The Met Police said it has arrested people for offences including violent disorder, assault on police, possession of an offensive weapon, breach of the peace, being drunk and disorderly and possession of banned Class A drugs.
Separately on Saturday, a number of anti-racism protests also took place in London and around the country, which were largely peaceful. The anti-racism Black Lives Matter protest in London was held at a much smaller scale after the main groups had brought forward its demonstration plans to Friday in order to avoid clashes with right-wing protesters.
Hundreds of protesters were seen gathering around the Cenotaph war memorial in Whitehall and the statue of former UK Prime Minister Winston Churchill in Parliament Square, which was boxed up to protect it from potential damage after protesters wrote "was a racist" on it during last weekend's anti-racism protests.
"Do not destroy our history. Keep our history and learn from it so the same mistakes don't happen again," read a poster on Churchill's boarded-up statue left by protesters.
It came as Churchill's granddaughter, Emma Soames, was asked if her grandfather's statue should be moved to a museum. She told the BBC that if people were "so infuriated" by seeing the statue it may be "safer" in a museum, "but I think Parliament Square would be a poorer place without him."
"He was a powerful, complex man, with infinitely more good than bad in the ledger of his life," she said.
The Met Police had imposed strict conditions on the right-wing rally as well as the anti-racism protests, after fears that the two could end up in a face-off on the streets of London.
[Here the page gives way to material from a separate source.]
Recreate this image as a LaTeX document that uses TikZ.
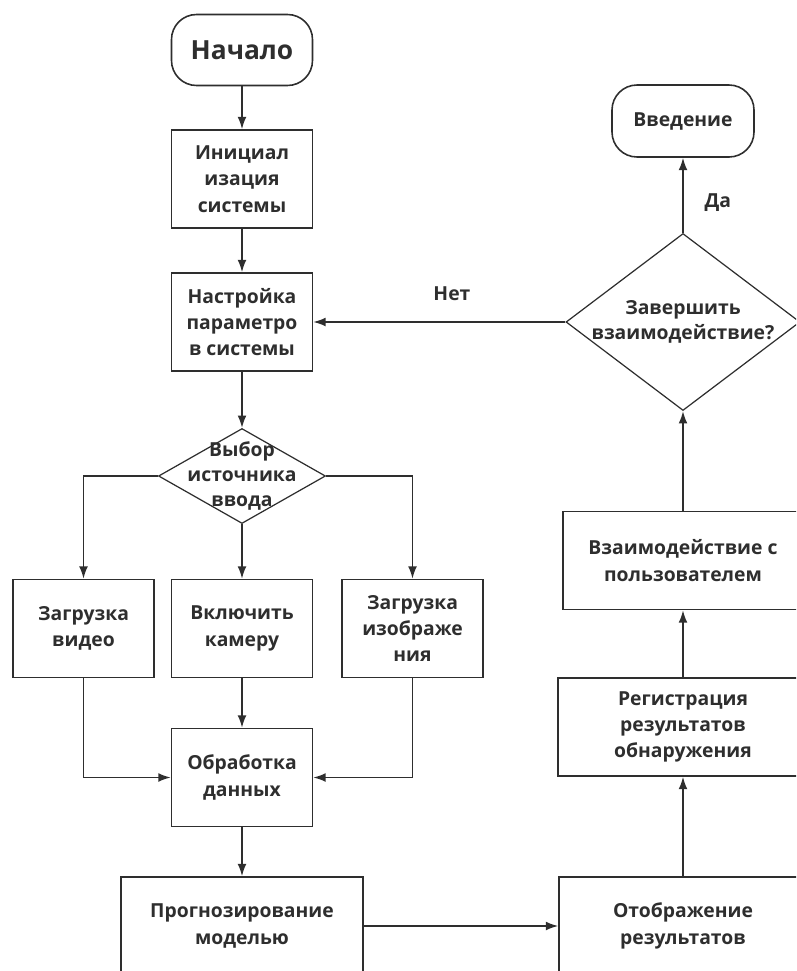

Opposition Labour leader, Sir Keir Starmer, said the violence shown towards the police was "completely unacceptable". He said: "The protests in London were led by those intent on causing violence and sowing hate for their own ends. We must not let them win."
The UK has witnessed a series of demonstrations since last week as worldwide protests broke out in the wake of the killing of George Floyd, the African American man who died in police custody in the US.